Microsoft and Yahoo, Kellet explained in his LavaCon 2014 session, saw search as a feature. Google saw it as a market. Google won.
If the distinction is not clear, think of it this way. When you think of search as a feature, you first create a bunch of content, then you provide a search to help people use it. Search is a feature of your content set. But Google did not start with content—created, curated, or otherwise. It started with search. It was not a search of one thing, but a search of everything. Just as a market is a place to buy whatever you need, Google search is a place to find whatever you want to know (and, in many cases, to buy as well).
Considering that I based my whole theory of Every Page is Page One on search and the way people look for and consume information today, and especially considering that I regularly tell people that their content is not consumed in the context of their own information set, but in the context of a dynamic semantic cluster of information assembled by search or social curation, you would think that this distinction between search as feature and search as market would have been clear to me. But it wasn’t. It was a revelation.
That, I think, is the best kind of insight that a speaker can give you: not to see something entirely outside your experience, but to make you see the thing that has been in front of your face all along. Search is a market, and the global market for information that it creates is the market in which every content creator now lives and works.
But this was not even the reason I attended Kellet’s session in the first place. I attended it because of the word “infosnacker’s” in the title. I am a big fan of information foraging theory, which explains how the prevalence of search and ease with which we can find useful content on any subject leads to an “information snacking” behavior. Without understanding how much information snacking has become part of how we learn today, it might be hard for technical writers to see the significance of Kellet’s presentation for technical communication.

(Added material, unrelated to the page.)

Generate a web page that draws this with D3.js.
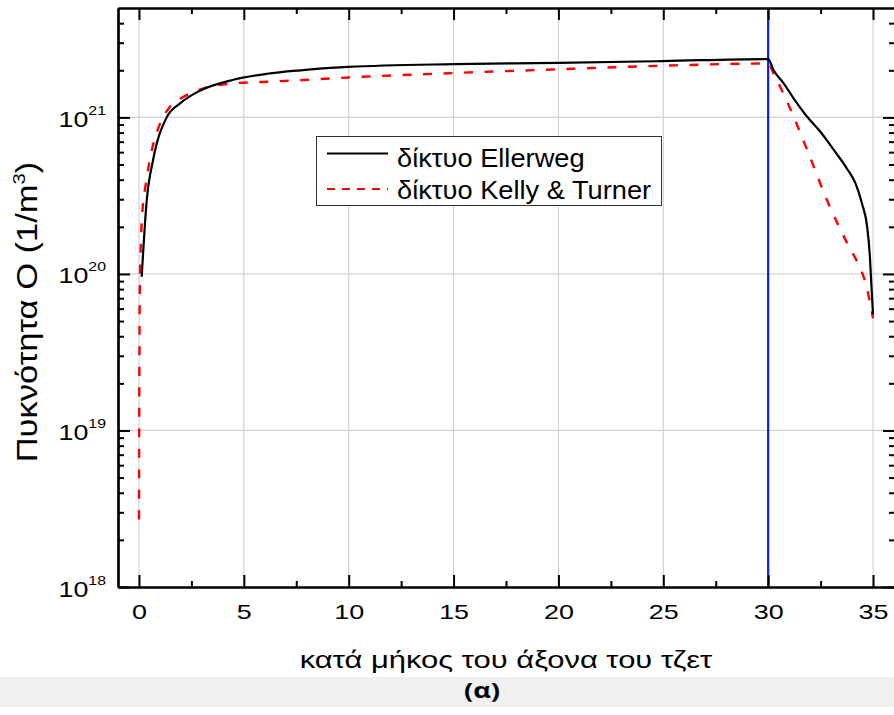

Kellet’s presentation, after all, is aimed at marketers, particularly at social media marketers. It asks questions like “how many touches does it take to create a loyal customer?” But creating a loyal customer is very much the business technical communication needs to be in. (It was a running theme through the conference that technical communicators have to start thinking of what they do, and justifying their existence, in terms of how they contribute to revenue generation.) And if we are going to do that job effectively in the current information market, we have to pay attention to how readers seek and consume information in that market.
Make no mistake, our content is important in that market. Kellet mapped out two major classes of content marketing: content centric and connection centric. The two go hand in hand to form a complete content strategy. Content centric seeks to solve problems for customers. Connection centric seeks to build relationship with them. But you can’t have one without the other. Brand value lies in the sum of both.
And who is it that creates content that solves problems for customers? We do, of course. But are we creating and delivering that content in the form and in the location that makes it accessible to the modern infosnacking reader? Kellet’s presentation breaks down 42 types of hybrid media that can be used to deliver content to the infosnacking reader. 500 page manual is not one of them.